I don’t know nuffink about the federal debt limit that is in the news today. I am just supremely confident that our leaders will compromise at some point in an outrageous deal that spends our money on their power.
But I am more concerned about the federal Yield Curve. The Yield Curve is a graph of all federal debt securities by maturity, from 1 month to 30 years. Here is today’s yield curve that I got from usgovernmentspending.com. It is based on the US Treasury’s Yield Curve page for January 2023. You can see the maturity for each security all along the bottom.
To make it “real simple” so Sen. Iselin could understand, there are two things to understand about the Yield Curve.
When the Fed is fighting inflation, as right now, you tend to get an “inverse yield curve” where the interest rate goes down as the maturity increases.
When the Fed is fighting recession, you tend to get a “normal yield curve” where the interest rate goes up as the maturity increases.
What does a normal yield curve look like? I’m glad you asked, Senator. It looks like this:
Notice the date — April 1, 2009, in the very depths of the Great Recession of 2007-08.
The rule of thumb is that when the Fed is fighting inflation and engineers an inverse yield curve it is setting the nation up for recession. But not right away. Look at this yield curve, for November 2006.
Guess when the recession started. Not till the third quarter of calendar 2007.

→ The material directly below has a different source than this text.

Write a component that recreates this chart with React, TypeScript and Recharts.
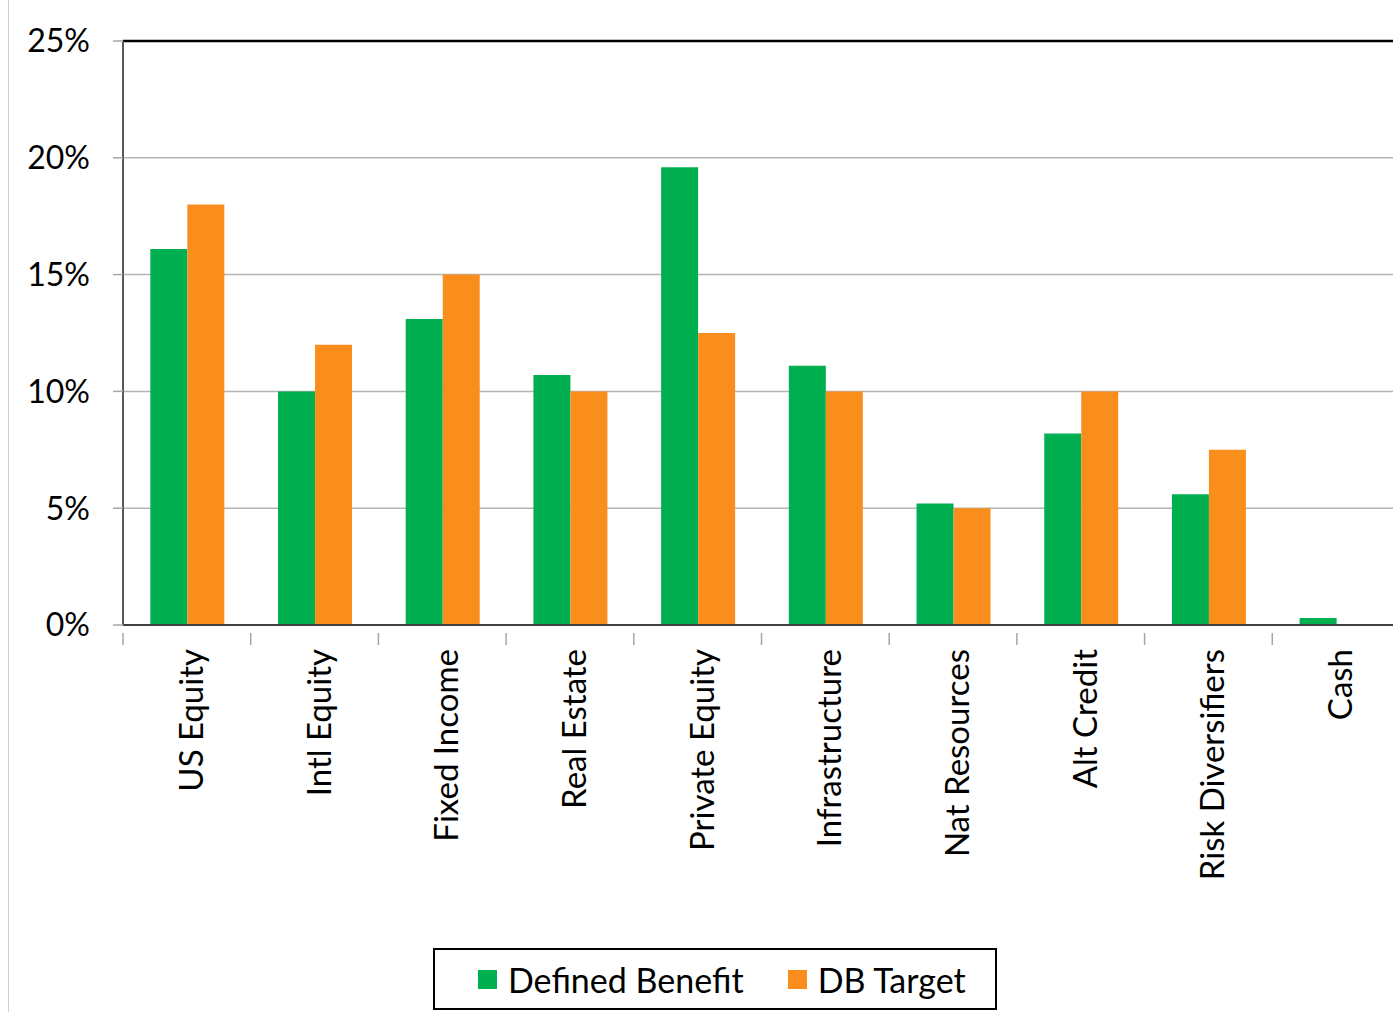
import React from 'react';
import { BarChart, Bar, XAxis, YAxis, CartesianGrid, ReferenceLine } from 'recharts';

const categories = [
  'US Equity',
  'Intl Equity',
  'Fixed Income',
  'Real Estate',
  'Private Equity',
  'Infrastructure',
  'Nat Resources',
  'Alt Credit',
  'Risk Diversifiers',
  'Cash',
];
const definedBenefit = [16.1, 10.0, 13.1, 10.7, 19.6, 11.1, 5.2, 8.2, 5.6, 0.3];
const dbTarget = [18, 12, 15, 10, 12.5, 10, 5, 10, 7.5, 0];
const yTicks = [0, 5, 10, 15, 20, 25];

const GREEN = '#00B050';
const ORANGE = '#FA8E1C';
const FONT = 'Lato, "Open Sans", sans-serif';

const CHART_W = 1420;
const CHART_H = 1012;
const MARGIN = { top: 41, right: 20, left: 0, bottom: 0 };
const Y_AXIS_W = 123;
const BAND = (CHART_W - MARGIN.left - MARGIN.right - Y_AXIS_W) / categories.length;

const data = categories.map((name, i) => ({
  name,
  db: definedBenefit[i],
  target: dbTarget[i],
}));

const CategoryTick = ({ x, y, payload }: any) => (
  <g>
    <line x1={x - BAND / 2} x2={x - BAND / 2} y1={y} y2={y + 12} stroke="#a6a6a6" strokeWidth={1.5} />
    <g transform={`translate(${x + 3},${y + 16})`}>
      <text
        transform="rotate(-90)"
        textAnchor="end"
        dominantBaseline="central"
        fontFamily={FONT}
        fontSize={33}
        fill="#000"
      >
        {payload.value}
      </text>
    </g>
  </g>
);

const LegendBox = () => (
  <div
    style={{
      position: 'absolute',
      left: 433,
      top: 948,
      width: 564,
      height: 62,
      border: '2px solid #000',
      display: 'flex',
      alignItems: 'center',
      justifyContent: 'flex-start',
      paddingLeft: 43,
      boxSizing: 'border-box',
      fontFamily: FONT,
      fontSize: 34,
      color: '#000',
      background: '#fff',
    }}
  >
    <span style={{ display: 'inline-block', width: 19, height: 19, background: GREEN, marginRight: 11 }} />
    <span style={{ marginRight: 44 }}>Defined Benefit</span>
    <span style={{ display: 'inline-block', width: 19, height: 19, background: ORANGE, marginRight: 11 }} />
    <span>DB Target</span>
  </div>
);

export default function App() {
  return (
    <div style={{ position: 'absolute', left: 0, top: 0, width: 1393, height: 1012, overflow: 'hidden', background: '#fff' }}>
      <div style={{ position: 'absolute', left: 8, top: 0, width: 1, height: 1012, background: '#d0d0d0' }} />
      <BarChart
        width={CHART_W}
        height={CHART_H}
        data={data}
        margin={MARGIN}
        barCategoryGap="21.4%"
        barGap={0}
      >
        <CartesianGrid vertical={false} stroke="#b3b3b3" strokeWidth={1.5} />
        <XAxis
          dataKey="name"
          height={387}
          interval={0}
          axisLine={{ stroke: '#404040', strokeWidth: 2 }}
          tickLine={false}
          tick={<CategoryTick />}
        />
        <YAxis
          width={Y_AXIS_W}
          domain={[0, 25]}
          ticks={yTicks}
          tickFormatter={(v) => `${v}%`}
          axisLine={{ stroke: '#595959', strokeWidth: 2 }}
          tickLine={{ stroke: '#a6a6a6', strokeWidth: 1.5 }}
          tickSize={10}
          tickMargin={23}
          tick={{ fontFamily: FONT, fontSize: 32, fill: '#000' }}
        />
        <ReferenceLine y={25} stroke="#000" strokeWidth={2.5} />
        <Bar dataKey="db" name="Defined Benefit" fill={GREEN} isAnimationActive={false} />
        <Bar dataKey="target" name="DB Target" fill={ORANGE} isAnimationActive={false} />
      </BarChart>
      <LegendBox />
    </div>
  );
}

So. Right now, on January 19, 2023, there is not yet a “pure” inverse yield curve where the yield go down for each increasing maturity. But if the Fed increases its Fed Funds rate another half point to 5.0% then I think the yield curve will go fully inverted.
Does that mean we are going to have a recession? And does the steeper inversion of the current inverted yield curve relative the the November 2006 yield curve mean that the next recession will make the Great Recession of 2007-08 look like a walk in the park?
I have no idea. But if I were captain of the Yankee clipper US America down in the Roaring Forties of the Southern Ocean I would be shortening sail and battening down the hatches right about now.
And another thing. Our Democratic friends have been putting pedal to the metal on the spending front for the last two years, which the Fed went along with until it started raising rates starting in March-April 2022.
So you could say that right now President Biden and the Democrats have their feet on the gas pedal while Fed Chairman Jerome Powell has his foot on the brake pedal.
Generally speaking, experts agree, an automobile brake is stronger than the engine on the automobile. But if the brake pads get so hot that the brake fluid bursts into flame…
Just between you and me, I don’t think that this is going to end well. And I wouldn’t be surprised if the literary agent for Michael Lewis is busy shopping publishers for a book with the working title “The Big Short Part II.”
But the fact is that nobody knows nuffink.